■ **PROBLEM STATEMENT**
Print the listing as it stands, omitting all images.

■ **DATA TO USE**
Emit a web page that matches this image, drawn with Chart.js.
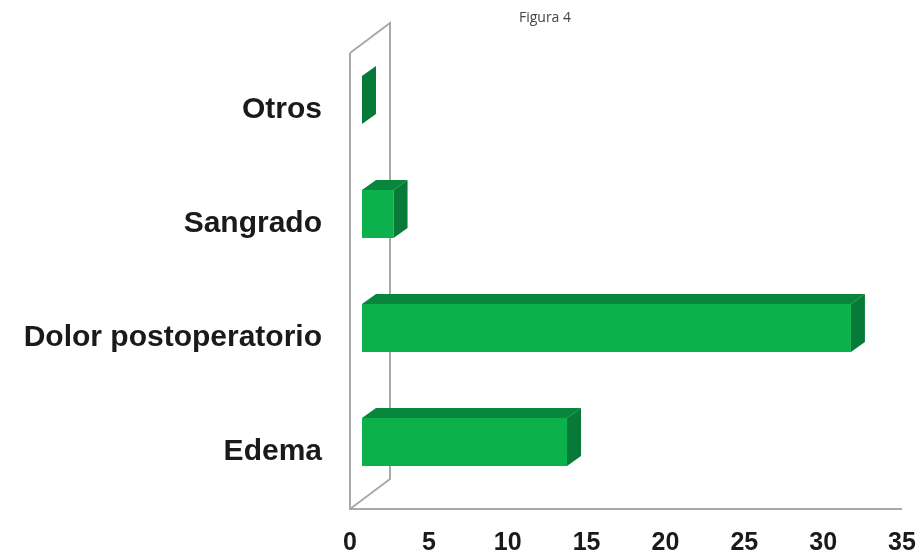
<!DOCTYPE html>
<html>
<head>
<meta charset="utf-8">
<script src="https://cdn.jsdelivr.net/npm/chart.js@4/dist/chart.umd.min.js"></script>
<style>
  html, body { margin: 0; padding: 0; background: #ffffff; }
  #wrap { position: relative; width: 921px; height: 554px; }
  #title { position: absolute; left: 445px; width: 200px; top: 7px; text-align: center;
           font-family: 'Open Sans', 'Noto Sans', sans-serif; font-size: 14px; color: #444; }
  canvas { position: absolute; left: 0; top: 0; }
</style>
</head>
<body>
<div id="wrap">
  <canvas id="c" width="921" height="554"></canvas>
  <div id="title">Figura 4</div>
</div>
<script>
// Data
const categories = ['Otros', 'Sangrado', 'Dolor postoperatorio', 'Edema'];
const values = [0, 2, 31, 13];
const xTicks = [0, 5, 10, 15, 20, 25, 30, 35];

const FRONT = '#0db14b';
const TOP = '#08863b';
const SIDE = '#067a36';
const WALL = '#a9a9a9';
const SHIFT = { x: 12, y: -10 };   // front plane of bars relative to axis plane
const DEPTH = { x: 14, y: -10 };   // bar depth
const WALLDEPTH = { x: 40, y: -30 };

const box3d = {
  id: 'box3d',
  beforeDatasetsDraw(chart) {
    const { ctx, chartArea: a } = chart;
    ctx.save();
    ctx.strokeStyle = WALL;
    ctx.lineWidth = 2;
    ctx.beginPath();
    ctx.moveTo(a.left, a.top); ctx.lineTo(a.left, a.bottom); ctx.lineTo(a.right, a.bottom);
    ctx.moveTo(a.left, a.bottom); ctx.lineTo(a.left + WALLDEPTH.x, a.bottom + WALLDEPTH.y);
    ctx.lineTo(a.left + WALLDEPTH.x, a.top + WALLDEPTH.y); ctx.lineTo(a.left, a.top);
    ctx.stroke();
    ctx.restore();
    ctx.save();
    ctx.translate(SHIFT.x, SHIFT.y);
  },
  afterDatasetsDraw(chart) {
    const { ctx } = chart;
    const meta = chart.getDatasetMeta(0);
    meta.data.forEach(el => {
      const p = el.getProps(['x', 'y', 'base', 'height'], true);
      const top = p.y - p.height / 2, bot = p.y + p.height / 2;
      const x0 = Math.min(p.base, p.x), x1 = Math.max(p.base, p.x);
      if (x1 - x0 > 0.5) {
        ctx.fillStyle = TOP;
        ctx.beginPath();
        ctx.moveTo(x0, top); ctx.lineTo(x1, top);
        ctx.lineTo(x1 + DEPTH.x, top + DEPTH.y); ctx.lineTo(x0 + DEPTH.x, top + DEPTH.y);
        ctx.closePath(); ctx.fill();
      }
      ctx.fillStyle = SIDE;
      ctx.beginPath();
      ctx.moveTo(x1, top); ctx.lineTo(x1 + DEPTH.x, top + DEPTH.y);
      ctx.lineTo(x1 + DEPTH.x, bot + DEPTH.y); ctx.lineTo(x1, bot);
      ctx.closePath(); ctx.fill();
    });
    ctx.restore();
  }
};

new Chart(document.getElementById('c'), {
  type: 'bar',
  data: {
    labels: categories,
    datasets: [{
      data: values,
      backgroundColor: FRONT,
      borderWidth: 0,
      barPercentage: 0.42,
      categoryPercentage: 1
    }]
  },
  options: {
    indexAxis: 'y',
    responsive: false,
    animation: false,
    devicePixelRatio: 1,
    layout: { padding: { top: 53, right: 19, left: 0, bottom: 0 } },
    plugins: { legend: { display: false }, tooltip: { enabled: false }, title: { display: false } },
    scales: {
      x: {
        min: 0, max: 35,
        afterBuildTicks(scale) { scale.ticks = xTicks.map(v => ({ value: v })); },
        grid: { display: false, drawTicks: false },
        border: { display: false },
        ticks: { padding: 19, color: '#1a1a1a', maxRotation: 0,
                 font: { family: "'Liberation Sans', Arial, sans-serif", size: 25, weight: 'bold' } },
        afterFit(scale) { scale.height = 45; scale.paddingRight = 0; scale.paddingLeft = 0; }
      },
      y: {
        grid: { display: false, drawTicks: false },
        border: { display: false },
        ticks: { padding: 28, color: '#1a1a1a',
                 font: { family: "'Liberation Sans', Arial, sans-serif", size: 30, weight: 'bold' } },
        afterFit(scale) { scale.width = 350; scale.paddingTop = 0; scale.paddingBottom = 0; }
      }
    }
  },
  plugins: [box3d]
});
</script>
</body>
</html>
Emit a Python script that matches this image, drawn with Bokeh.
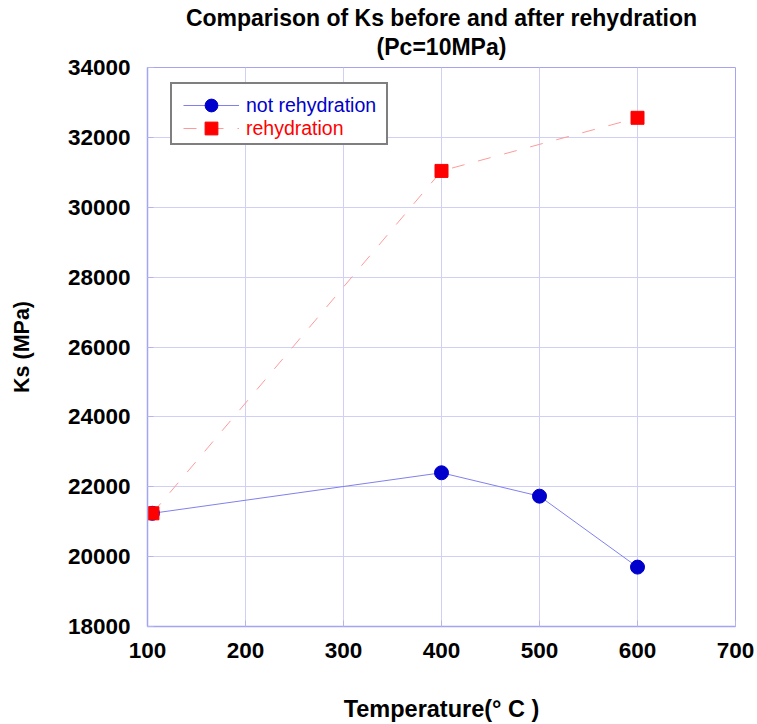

■ **OUTPUT BELOW**
Emit a web page that matches this image, drawn with Chart.js.
<!DOCTYPE html>
<html>
<head>
<meta charset="utf-8">
<script src="https://cdn.jsdelivr.net/npm/chart.js@4/dist/chart.umd.min.js"></script>
<style>
  html, body { margin: 0; padding: 0; background: #ffffff; }
  #wrap { position: relative; width: 921px; height: 554px; }
  #title { position: absolute; left: 445px; width: 200px; top: 7px; text-align: center;
           font-family: 'Open Sans', 'Noto Sans', sans-serif; font-size: 14px; color: #444; }
  canvas { position: absolute; left: 0; top: 0; }
</style>
</head>
<body>
<div id="wrap">
  <canvas id="c" width="921" height="554"></canvas>
  <div id="title">Figura 4</div>
</div>
<script>
// Data
const categories = ['Otros', 'Sangrado', 'Dolor postoperatorio', 'Edema'];
const values = [0, 2, 31, 13];
const xTicks = [0, 5, 10, 15, 20, 25, 30, 35];

const FRONT = '#0db14b';
const TOP = '#08863b';
const SIDE = '#067a36';
const WALL = '#a9a9a9';
const SHIFT = { x: 12, y: -10 };   // front plane of bars relative to axis plane
const DEPTH = { x: 14, y: -10 };   // bar depth
const WALLDEPTH = { x: 40, y: -30 };

const box3d = {
  id: 'box3d',
  beforeDatasetsDraw(chart) {
    const { ctx, chartArea: a } = chart;
    ctx.save();
    ctx.strokeStyle = WALL;
    ctx.lineWidth = 2;
    ctx.beginPath();
    ctx.moveTo(a.left, a.top); ctx.lineTo(a.left, a.bottom); ctx.lineTo(a.right, a.bottom);
    ctx.moveTo(a.left, a.bottom); ctx.lineTo(a.left + WALLDEPTH.x, a.bottom + WALLDEPTH.y);
    ctx.lineTo(a.left + WALLDEPTH.x, a.top + WALLDEPTH.y); ctx.lineTo(a.left, a.top);
    ctx.stroke();
    ctx.restore();
    ctx.save();
    ctx.translate(SHIFT.x, SHIFT.y);
  },
  afterDatasetsDraw(chart) {
    const { ctx } = chart;
    const meta = chart.getDatasetMeta(0);
    meta.data.forEach(el => {
      const p = el.getProps(['x', 'y', 'base', 'height'], true);
      const top = p.y - p.height / 2, bot = p.y + p.height / 2;
      const x0 = Math.min(p.base, p.x), x1 = Math.max(p.base, p.x);
      if (x1 - x0 > 0.5) {
        ctx.fillStyle = TOP;
        ctx.beginPath();
        ctx.moveTo(x0, top); ctx.lineTo(x1, top);
        ctx.lineTo(x1 + DEPTH.x, top + DEPTH.y); ctx.lineTo(x0 + DEPTH.x, top + DEPTH.y);
        ctx.closePath(); ctx.fill();
      }
      ctx.fillStyle = SIDE;
      ctx.beginPath();
      ctx.moveTo(x1, top); ctx.lineTo(x1 + DEPTH.x, top + DEPTH.y);
      ctx.lineTo(x1 + DEPTH.x, bot + DEPTH.y); ctx.lineTo(x1, bot);
      ctx.closePath(); ctx.fill();
    });
    ctx.restore();
  }
};

new Chart(document.getElementById('c'), {
  type: 'bar',
  data: {
    labels: categories,
    datasets: [{
      data: values,
      backgroundColor: FRONT,
      borderWidth: 0,
      barPercentage: 0.42,
      categoryPercentage: 1
    }]
  },
  options: {
    indexAxis: 'y',
    responsive: false,
    animation: false,
    devicePixelRatio: 1,
    layout: { padding: { top: 53, right: 19, left: 0, bottom: 0 } },
    plugins: { legend: { display: false }, tooltip: { enabled: false }, title: { display: false } },
    scales: {
      x: {
        min: 0, max: 35,
        afterBuildTicks(scale) { scale.ticks = xTicks.map(v => ({ value: v })); },
        grid: { display: false, drawTicks: false },
        border: { display: false },
        ticks: { padding: 19, color: '#1a1a1a', maxRotation: 0,
                 font: { family: "'Liberation Sans', Arial, sans-serif", size: 25, weight: 'bold' } },
        afterFit(scale) { scale.height = 45; scale.paddingRight = 0; scale.paddingLeft = 0; }
      },
      y: {
        grid: { display: false, drawTicks: false },
        border: { display: false },
        ticks: { padding: 28, color: '#1a1a1a',
                 font: { family: "'Liberation Sans', Arial, sans-serif", size: 30, weight: 'bold' } },
        afterFit(scale) { scale.width = 350; scale.paddingTop = 0; scale.paddingBottom = 0; }
      }
    }
  },
  plugins: [box3d]
});
</script>
</body>
</html>
Emit a Python script that matches this image, drawn with Bokeh.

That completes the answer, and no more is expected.